Termasuk, lanjut Hamli, masyarakat harus menjaga akal sehat ketika melihat konflik di luar negeri, karena itu juga mempunyai imbas kondisi dalam negeri. Beberapa konflik di regional seperti Thailand, Filipina dan Myanmar ternyata mempunyai imbas terhadap Indonesia.
"Jadi mahasiswa dan kalangan terdidik harus bisa bersikap cerdas dan tidak mudah termakan informasi hoaks dari konflik luar negeri yang dijadikan alat untuk meningkatkan emosi kebencian terhadap yang lain," kata Hamli.
Terorisme merupakan ujung dan pangkal hasilnya. Sementara itu untoleransi dan radikalisme merupakan bahan awal yang mendorong seseorang terjatuh dalam tindakan teror.

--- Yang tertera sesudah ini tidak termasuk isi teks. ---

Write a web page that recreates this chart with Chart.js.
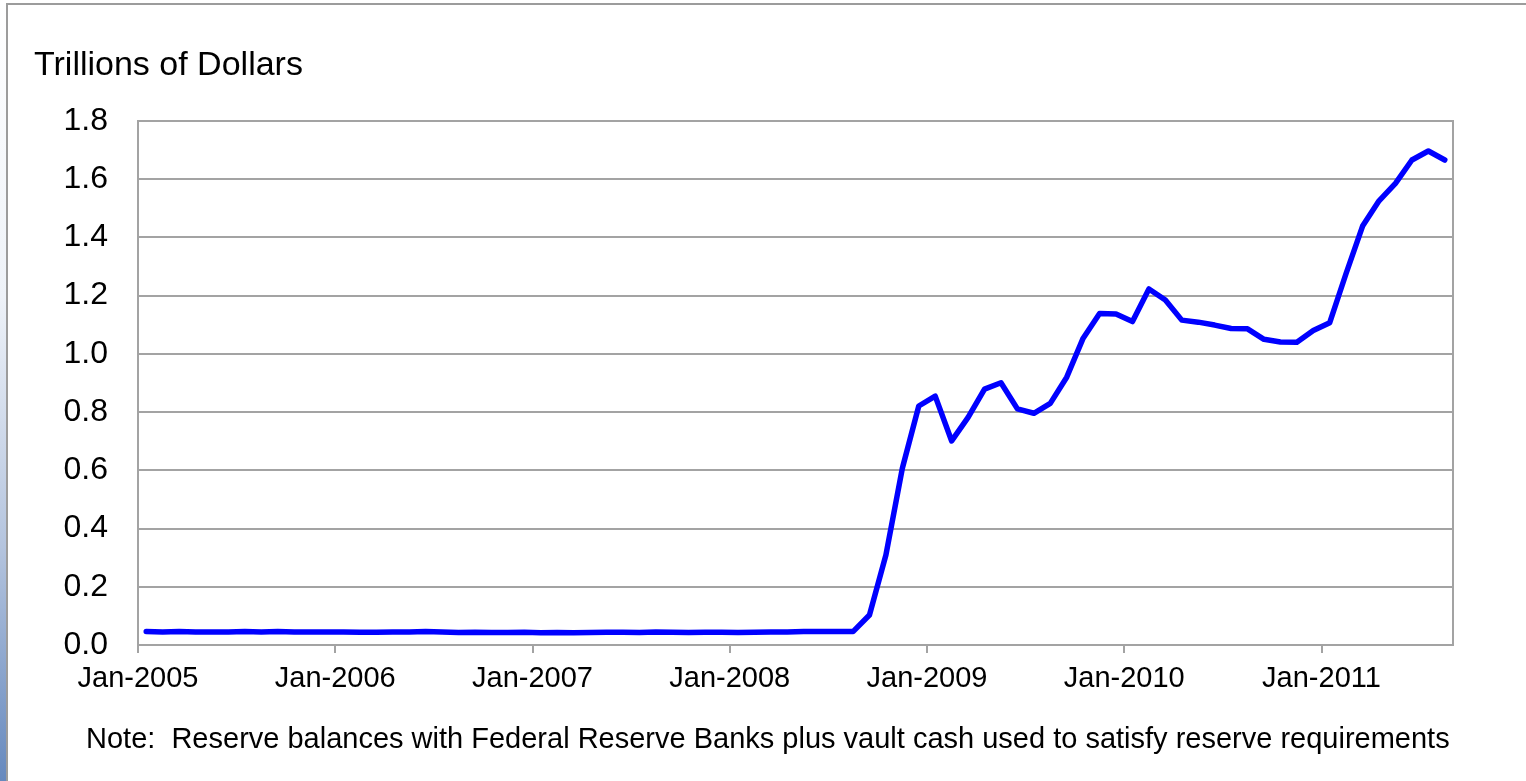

Saat ini masyarakat Indonesia, lanjut Hamli, memang sepakat bahwa terorisme harus ditolak. Tetapi, narasi radikalisme masih kuat di tengah masyarakat, misalnya narasi militansi kebencian, narasi keterancaman, narasi teori konspirasi, narasi umat yang didzalimi, dan narasi intoleransi sentimen keagamaan.
"Sebenarnya mayoritas masyarakat Indonesia ini menolak radikalisme, tetapi justru kita menjadi silent majority. Ingat Afganistan jatuh dalam kubangan konflik karena fenomena silent majority. Karenanya saya mengajak masyarakat yang mayoritas ini harus aktif bergerak untuk menangkal narasi-narasi radikalisme di tengah masyarakat." tutur Hamli.
Penyebaran narasi radikalisme saat ini menurut Hamli sudah sangat meresahkan. Paham dan narasi radikal telah menyebar di berbagai lini kehidupan masyakarat seperti sekolah, kampus, lembaga keagamaan dan masyarakat. Di lingkungan kampus fenomena radikalisme justru telah lama terjadi.
"Mempersempit ruang gerak paham dan narasi radikal harus dilakukan terpadu oleh pihak kampus baik di level kebijakan pemerintah, kebijakan kampus, kurikulum, penguatan bela negara, kegiatan mahasiswa." jelas Hamli.